Given instruction ▸ Which lines in the material below contain the word "with"? Copy each of them.

※

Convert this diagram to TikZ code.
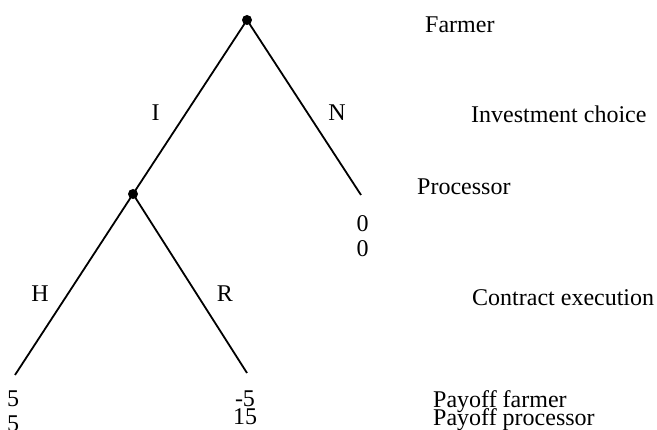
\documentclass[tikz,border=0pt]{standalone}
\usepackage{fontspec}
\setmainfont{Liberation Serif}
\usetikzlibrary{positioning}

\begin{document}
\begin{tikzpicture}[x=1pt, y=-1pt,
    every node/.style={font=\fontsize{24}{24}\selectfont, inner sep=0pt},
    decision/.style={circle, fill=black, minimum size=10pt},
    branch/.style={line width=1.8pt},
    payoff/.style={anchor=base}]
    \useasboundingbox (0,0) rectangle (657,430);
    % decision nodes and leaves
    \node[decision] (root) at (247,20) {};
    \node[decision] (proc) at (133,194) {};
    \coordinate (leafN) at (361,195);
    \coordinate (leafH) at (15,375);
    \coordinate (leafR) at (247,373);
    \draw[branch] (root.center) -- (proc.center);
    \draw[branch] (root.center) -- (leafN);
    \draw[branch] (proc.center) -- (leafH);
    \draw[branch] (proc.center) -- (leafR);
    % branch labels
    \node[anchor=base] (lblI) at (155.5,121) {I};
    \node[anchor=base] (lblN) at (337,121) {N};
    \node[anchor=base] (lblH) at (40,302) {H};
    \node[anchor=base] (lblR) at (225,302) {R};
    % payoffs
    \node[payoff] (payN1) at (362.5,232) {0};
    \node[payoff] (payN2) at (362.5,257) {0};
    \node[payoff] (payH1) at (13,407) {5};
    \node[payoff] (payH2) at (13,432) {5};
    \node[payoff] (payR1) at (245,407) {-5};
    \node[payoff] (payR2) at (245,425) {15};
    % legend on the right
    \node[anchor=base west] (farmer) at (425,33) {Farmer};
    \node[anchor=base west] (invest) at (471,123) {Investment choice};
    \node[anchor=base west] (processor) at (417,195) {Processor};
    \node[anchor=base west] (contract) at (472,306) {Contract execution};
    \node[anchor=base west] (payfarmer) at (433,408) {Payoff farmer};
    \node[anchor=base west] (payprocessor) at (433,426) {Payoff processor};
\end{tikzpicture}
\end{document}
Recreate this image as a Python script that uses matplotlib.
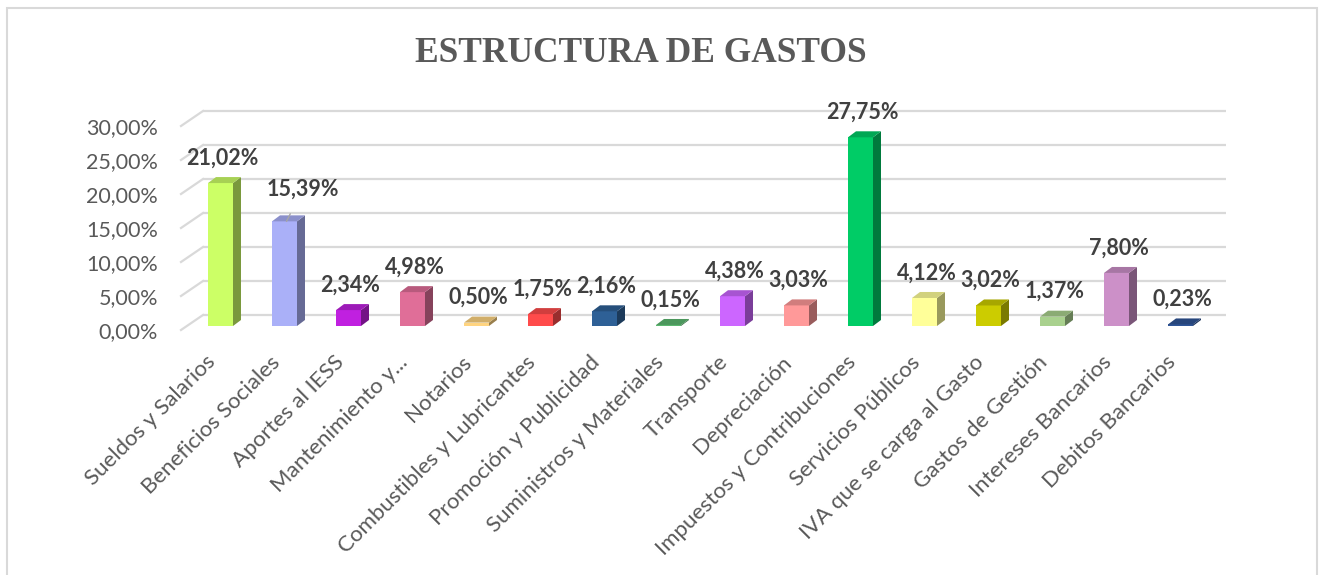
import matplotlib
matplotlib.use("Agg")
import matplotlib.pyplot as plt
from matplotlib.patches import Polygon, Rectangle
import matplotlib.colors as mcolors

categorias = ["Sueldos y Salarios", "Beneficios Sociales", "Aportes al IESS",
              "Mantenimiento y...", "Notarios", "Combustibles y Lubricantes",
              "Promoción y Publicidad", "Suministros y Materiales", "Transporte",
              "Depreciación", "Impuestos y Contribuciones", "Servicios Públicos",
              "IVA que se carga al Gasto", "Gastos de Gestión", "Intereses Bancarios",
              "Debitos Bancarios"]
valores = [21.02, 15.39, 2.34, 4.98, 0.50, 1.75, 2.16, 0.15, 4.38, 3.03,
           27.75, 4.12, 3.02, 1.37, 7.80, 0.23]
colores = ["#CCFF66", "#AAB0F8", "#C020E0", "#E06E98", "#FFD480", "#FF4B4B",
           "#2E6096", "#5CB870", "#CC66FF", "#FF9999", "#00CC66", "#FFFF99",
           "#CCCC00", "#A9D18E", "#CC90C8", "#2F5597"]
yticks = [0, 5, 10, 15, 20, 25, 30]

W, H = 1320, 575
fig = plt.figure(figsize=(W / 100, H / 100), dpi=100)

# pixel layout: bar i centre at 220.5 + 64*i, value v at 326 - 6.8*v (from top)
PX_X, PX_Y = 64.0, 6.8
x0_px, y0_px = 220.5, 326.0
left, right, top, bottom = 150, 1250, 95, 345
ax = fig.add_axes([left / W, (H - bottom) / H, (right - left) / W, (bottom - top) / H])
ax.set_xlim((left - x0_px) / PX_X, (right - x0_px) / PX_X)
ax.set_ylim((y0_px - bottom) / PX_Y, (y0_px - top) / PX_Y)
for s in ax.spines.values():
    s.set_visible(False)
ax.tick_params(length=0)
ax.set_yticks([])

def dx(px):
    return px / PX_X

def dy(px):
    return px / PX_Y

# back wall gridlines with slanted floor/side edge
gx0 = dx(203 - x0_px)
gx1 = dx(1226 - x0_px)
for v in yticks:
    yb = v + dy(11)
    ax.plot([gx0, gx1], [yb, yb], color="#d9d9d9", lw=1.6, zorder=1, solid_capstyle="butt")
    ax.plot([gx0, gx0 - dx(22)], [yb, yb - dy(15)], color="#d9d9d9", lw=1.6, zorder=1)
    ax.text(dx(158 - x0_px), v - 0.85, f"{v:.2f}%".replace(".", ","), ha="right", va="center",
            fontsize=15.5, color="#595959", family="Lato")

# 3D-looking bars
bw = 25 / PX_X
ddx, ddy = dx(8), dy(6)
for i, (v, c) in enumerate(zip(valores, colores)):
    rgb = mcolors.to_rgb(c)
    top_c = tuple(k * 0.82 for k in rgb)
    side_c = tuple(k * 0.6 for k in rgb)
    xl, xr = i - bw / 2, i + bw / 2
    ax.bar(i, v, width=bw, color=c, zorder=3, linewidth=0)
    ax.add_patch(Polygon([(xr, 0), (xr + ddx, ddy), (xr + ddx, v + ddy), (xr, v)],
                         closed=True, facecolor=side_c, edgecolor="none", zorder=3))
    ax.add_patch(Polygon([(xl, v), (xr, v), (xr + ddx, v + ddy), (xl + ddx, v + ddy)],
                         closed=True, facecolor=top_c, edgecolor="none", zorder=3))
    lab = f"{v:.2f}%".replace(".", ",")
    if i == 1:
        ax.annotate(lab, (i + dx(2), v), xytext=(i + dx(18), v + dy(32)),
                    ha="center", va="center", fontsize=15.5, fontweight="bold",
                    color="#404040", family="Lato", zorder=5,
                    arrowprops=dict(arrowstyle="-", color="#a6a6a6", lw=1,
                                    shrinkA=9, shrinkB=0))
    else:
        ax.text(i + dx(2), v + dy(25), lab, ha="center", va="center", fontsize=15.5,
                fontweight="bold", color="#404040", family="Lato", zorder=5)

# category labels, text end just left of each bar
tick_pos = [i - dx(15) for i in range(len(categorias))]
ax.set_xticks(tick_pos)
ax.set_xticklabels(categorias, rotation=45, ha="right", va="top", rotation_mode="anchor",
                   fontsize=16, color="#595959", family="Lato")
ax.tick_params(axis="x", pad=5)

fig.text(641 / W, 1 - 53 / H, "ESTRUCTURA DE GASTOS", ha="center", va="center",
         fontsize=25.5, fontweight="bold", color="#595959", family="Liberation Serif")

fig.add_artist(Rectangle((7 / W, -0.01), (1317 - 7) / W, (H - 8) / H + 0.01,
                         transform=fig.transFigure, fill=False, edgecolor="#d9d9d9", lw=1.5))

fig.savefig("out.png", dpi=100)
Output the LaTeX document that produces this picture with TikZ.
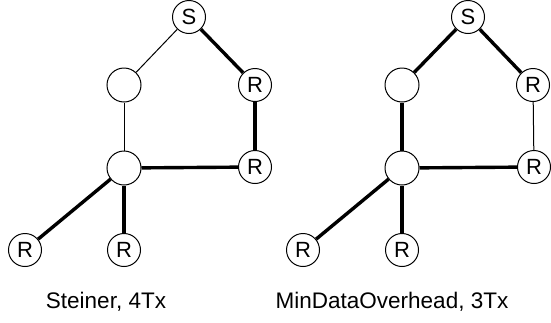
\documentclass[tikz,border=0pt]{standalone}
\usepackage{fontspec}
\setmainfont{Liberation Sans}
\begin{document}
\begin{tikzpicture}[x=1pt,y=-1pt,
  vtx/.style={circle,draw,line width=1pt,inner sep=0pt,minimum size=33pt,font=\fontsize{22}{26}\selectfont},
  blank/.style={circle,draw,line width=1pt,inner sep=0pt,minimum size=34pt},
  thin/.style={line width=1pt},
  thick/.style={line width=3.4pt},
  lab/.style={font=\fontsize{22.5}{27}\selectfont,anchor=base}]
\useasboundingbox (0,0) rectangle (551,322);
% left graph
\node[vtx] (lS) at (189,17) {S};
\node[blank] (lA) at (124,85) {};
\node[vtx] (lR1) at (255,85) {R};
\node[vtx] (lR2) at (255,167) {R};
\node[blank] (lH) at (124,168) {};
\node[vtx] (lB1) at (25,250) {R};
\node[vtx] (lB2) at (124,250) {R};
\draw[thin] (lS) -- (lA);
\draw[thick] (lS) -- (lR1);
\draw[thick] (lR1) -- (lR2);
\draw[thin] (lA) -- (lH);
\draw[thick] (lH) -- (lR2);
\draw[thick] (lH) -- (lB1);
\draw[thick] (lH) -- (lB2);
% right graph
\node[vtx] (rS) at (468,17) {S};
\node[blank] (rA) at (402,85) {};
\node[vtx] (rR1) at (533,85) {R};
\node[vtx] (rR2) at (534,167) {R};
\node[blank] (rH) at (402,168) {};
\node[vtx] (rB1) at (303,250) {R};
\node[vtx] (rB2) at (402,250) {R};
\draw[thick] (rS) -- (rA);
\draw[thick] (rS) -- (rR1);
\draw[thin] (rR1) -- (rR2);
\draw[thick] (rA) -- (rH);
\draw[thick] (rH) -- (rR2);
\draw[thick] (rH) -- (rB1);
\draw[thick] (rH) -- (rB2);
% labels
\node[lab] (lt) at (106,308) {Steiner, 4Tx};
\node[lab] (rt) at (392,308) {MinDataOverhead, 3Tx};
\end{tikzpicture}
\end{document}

※

Task answer ▸
# back wall gridlines with slanted floor/side edge
Output the LaTeX document that produces this picture with TikZ.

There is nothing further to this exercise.